Longer termed employees also have a lot of institutional knowledge that can’t just be put into a training manual. They know how your business operates, they know when to take risks and when to stay the course, they function to make your business run like a well-oiled machine. This helps to keep productivity up and costs down. It seems like a pretty good trade off.
So, how do you create an environment that makes people want to stay? Here are three tips to consider for those that cost little more than time:
- Make yourself accessible
Is your work space in the same area as your employees? Keep the door open, or post “Open Door” hours, so any employee can come by to share ideas, concerns, or just chat about the latest episode of your favorite TV show. Are you located separately from your workforce? Make a point of regularly visiting with your employees. Talk to them, see what they are up to, ask them for ideas on how they think things could be done better. You will be surprised by the amount of creativity you have working for you. This can only be good for your small business.

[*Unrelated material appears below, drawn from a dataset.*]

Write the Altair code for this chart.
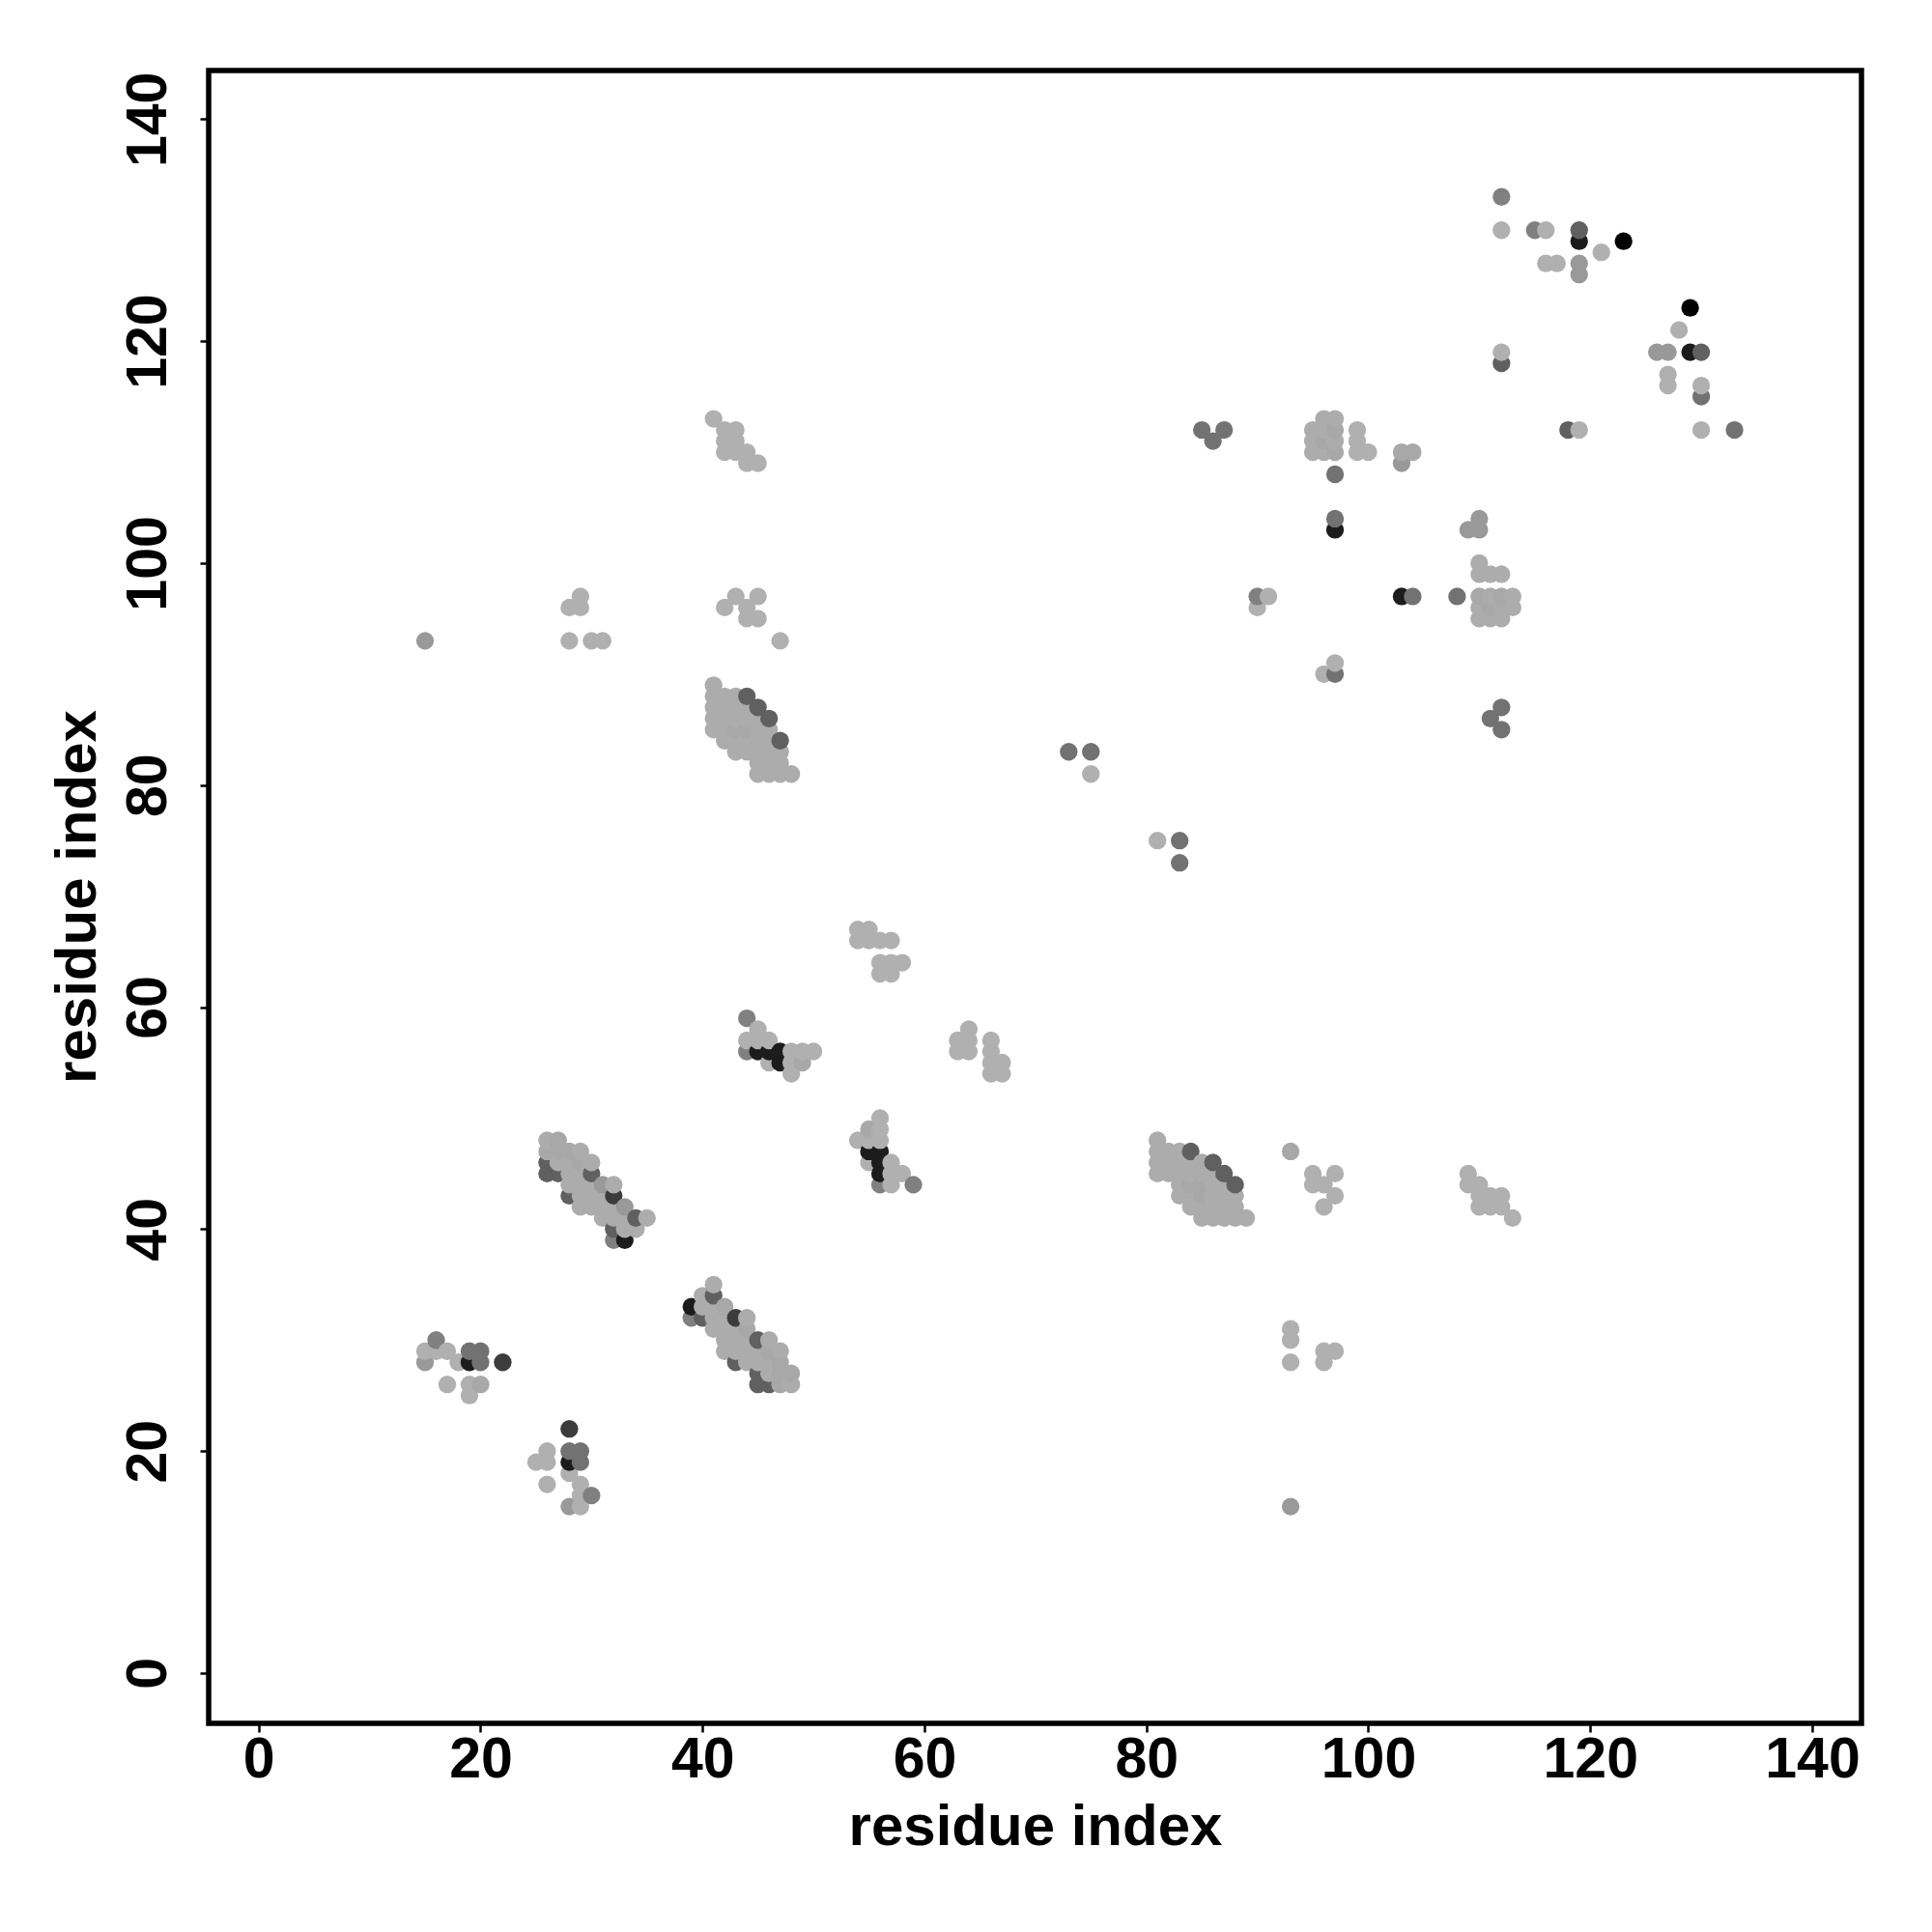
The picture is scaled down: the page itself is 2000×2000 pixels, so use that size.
import altair as alt
import pandas as pd

tick_values = [0, 20, 40, 60, 80, 100, 120, 140]
axis_title = "residue index"

shade_black = [(123,129),(129,123)]
shade_1c = [(19,28),(28,19),(45,56),(46,56),(47,56),(47,55),(55,47),(56,47),(56,46),(56,45),
            (33,39),(39,33),(119,129),(129,119),(97,103),(103,97)]
shade_3c = [(22,28),(28,22),(32,43),(43,32)]
shade_60 = [(44,88),(45,87),(46,86),(47,84),(84,47),(86,46),(87,45),(88,44),(26,46),(26,45),(27,45),
            (30,45),(28,43),(34,41),(32,40),(41,34),(40,32),(43,28),(45,27),(45,26),(46,26),(45,30),
            (119,130),(130,119),(112,118),(118,112)]
shade_70 = [(19,29),(20,29),(20,28),(28,20),(29,20),(29,19),(73,83),(75,83),(83,75),(83,73),(85,112),
            (87,112),(86,111),(97,108),(97,104),(104,97),(108,97),(111,86),(112,87),(112,85),(130,115),
            (133,112),(97,90)]
shade_80 = [(16,30),(30,16),(44,59),(44,56),(56,44),(59,44),(90,97),(112,133),(115,130),(32,39),(39,32)]
shade_99 = [(15,28),(15,93),(28,15),(93,15),(119,127),(119,126),(126,119),(127,119),(103,109),(109,103),
            (110,103),(110,104),(33,42),(31,44)]
shade_a8 = [(27,48),(26,47),(27,47),(28,47),(29,46),(42,33),(44,31),(46,29),(47,28),(47,27),(48,27),
            (47,26),(49,55),(55,49),(20,26),(93,47),(103,110),(104,110),(97,112),(96,111),(97,110),
            (112,97),(110,97),(111,96),(43,85),(44,85),(84,44),(85,43),(85,44)]
shade_b0 = [
    (15,29),(16,29),(17,29),(18,28),(17,26),(19,26),(19,25),
    (26,20),(25,19),(26,19),(28,18),(29,17),(26,17),(29,16),(29,15),
    (45,58),(44,57),(45,57),(46,57),(48,56),(49,56),(50,56),(46,55),(48,55),(48,54),
    (56,50),(56,49),(54,48),(55,48),(56,48),(55,46),(57,46),(57,45),(58,45),(57,44),
    (54,67),(55,67),(54,66),(55,66),(56,66),(57,66),(56,64),(57,64),(58,64),(56,63),(57,63),
    (63,57),(63,56),(64,58),(64,57),(64,56),(66,57),(66,56),(66,55),(66,54),(67,55),(67,54),
    (75,81),(81,75),(91,97),(90,96),
    (95,45),(97,45),(95,44),(96,44),(97,43),(96,42),
    (93,31),(93,30),(93,28),(96,29),(97,29),(96,28),
    (28,96),(29,97),(29,96),(28,93),(30,93),(31,93),
    (41,113),(42,112),(43,112),(42,111),(43,111),(42,110),(43,110),(44,110),(44,109),(45,109),
    (43,97),(45,97),(42,96),(44,96),(44,95),(45,95),(47,93),
    (99,112),(99,111),(99,110),(100,110),
    (96,90),(97,91),
    (112,130),(116,130),(121,128),(116,127),(117,127),(128,121),(112,119),(127,117),(127,116),
    (130,116),(119,112),(130,112),
    (109,45),(109,44),(110,44),(110,43),(111,43),(112,43),(110,42),(111,42),(112,42),(113,41),
]
# points inside the dense clusters read slightly darker than the isolated light ones
shade_ac = [
    (96,113),(97,113),(95,112),(96,112),(95,111),(97,111),(95,110),(96,110),
    (110,100),(110,99),(111,99),(112,99),(111,97),(113,97),(110,96),(112,96),(113,96),
    (110,95),(111,95),(112,95),
    (41,89),(41,88),(41,87),(41,86),(41,85),(42,88),(42,87),(42,86),(42,85),(42,84),
    (43,88),(43,87),(43,86),(43,84),(43,83),(44,87),(44,86),(44,84),(44,83),
    (45,86),(45,85),(45,84),(45,83),(45,82),(45,81),(46,85),(46,84),(46,83),(46,82),(46,81),
    (47,83),(47,82),(47,81),(48,81),
    (81,48),(81,47),(81,46),(81,45),(82,47),(82,46),(82,45),(83,47),(83,46),(83,45),(83,44),(83,43),
    (84,46),(84,45),(84,43),(84,42),(85,46),(85,45),(85,42),(85,41),
    (86,45),(86,44),(86,43),(86,42),(86,41),(87,44),(87,43),(87,42),(87,41),(88,43),(88,42),(88,41),(89,41),
    (26,48),(27,46),(28,46),(29,47),(30,46),(28,45),(29,45),(28,44),(29,44),(30,44),(32,44),
    (29,43),(30,43),(31,43),(29,42),(30,42),(31,42),(32,42),(31,41),(32,41),(33,41),(35,41),(33,40),(34,40),
    (41,35),(40,34),(40,33),(41,33),(41,32),(42,32),(44,32),(41,31),(42,31),(43,31),
    (42,30),(43,30),(44,30),(46,30),(42,29),(43,29),(44,29),(45,29),(47,29),
    (44,28),(45,28),(46,28),(46,27),(48,26),
]

shades = {
    "#000000": shade_black, "#1c1c1c": shade_1c, "#3c3c3c": shade_3c, "#606060": shade_60,
    "#727272": shade_70, "#808080": shade_80, "#999999": shade_99, "#a8a8a8": shade_a8,
    "#acacac": shade_ac, "#b0b0b0": shade_b0,
}
rows = [{"x": p[0], "y": p[1], "shade": c} for c, pts in shades.items() for p in pts]
df = pd.DataFrame(rows).sort_values(["x", "y"]).reset_index(drop=True)

FONT = "Liberation Sans"
DOMAIN_X = [-4.5, 144.44]
DOMAIN_Y = [-4.53, 144.38]
W = H = 1711

common = dict(
    values=tick_values, title=axis_title, grid=False, domain=False, format="d",
    tickColor="black", tickWidth=2.5, tickSize=9,
    labelFont=FONT, labelFontWeight="bold", labelFontSize=59, labelColor="black",
    titleFont=FONT, titleFontWeight="bold", titleFontSize=60, titleColor="black",
    titleBaseline="alphabetic", titleAlign="center", labelBaseline="alphabetic",
    labelAlign="center", labelFlush=False, labelOverlap=False,
)

chart = (
    alt.Chart(df)
    .mark_point(filled=True, size=335, opacity=1, strokeWidth=0)
    .encode(
        x=alt.X("x:Q", scale=alt.Scale(domain=DOMAIN_X, nice=False, zero=False),
                axis=alt.Axis(labelPadding=46, titleX=855.5, titleY=125, titleAngle=0, **common)),
        y=alt.Y("y:Q", scale=alt.Scale(domain=DOMAIN_Y, nice=False, zero=False),
                axis=alt.Axis(labelPadding=36, labelAngle=270, titleX=-118, titleY=855, titleAngle=270, **common)),
        color=alt.Color("shade:N", scale=None),
    )
    .properties(
        width=W, height=H, background="white",
        autosize=alt.AutoSizeParams(type="none"),
        padding={"left": 208, "top": 65, "right": 60, "bottom": 205},
    )
    .configure_view(stroke="black", strokeWidth=5.5, fill="white")
)

chart.save("out.html", embed_options={"renderer": "svg", "actions": False})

- Make the work environment less stuffy
Yes, some rules are necessary (and required by law) to make for a comfortable work environment for all, but that doesn’t mean you have to be all button up business all the time. Look for areas in your business where you can break the rules of the traditional office environment. Maybe it’s allowing your employees to wear denim, maybe it’s giving those who can the option of working remotely (even on occasion), maybe it’s allowing people to personalize their workspace. Better yet, talk with your employees (see tip 1) to find out what touches would make them happier and more productive. You may not be able to do all of them, but their suggestions could spur other ideas to create an atmosphere people are happy to come to every day.
- Give credit where credit is due
Ideas can come from anywhere and the best ones won’t always come from you. Guess what? That’s ok. Not just ok, but great. There is still a common feeling out there that ideas must come from the top to be given the time of day. Countless time is wasted trying to frame them with a “How can I make *insert boss’ name here* think this was their idea?” Even worse, employees may not even pass on ideas assuming they won’t receive credit for their ingenuity. Next thing you know, they are out the door and giving their creativity to a competitor, or starting their own business with what could have been a game changing idea for your company. This doesn’t mean you need to throw a parade for everyone whose idea is fruitful, but acknowledging the source of them will go a long way to keeping these smart employees in the fold. You can be happy knowing that your leadership inspired that kind of creativity.
- Make yourself accessible
Leadership is the key to retention
The saying is “people don’t leave jobs, they leave bosses.” While this won’t always be the case, you should always keep this in the back of your mind. If you are seeing a high turnover rate, it’s a signal that things aren’t right and you need to investigate and correct what is going wrong. Ultimately, you should always strive to be the kind of boss you would want to work for.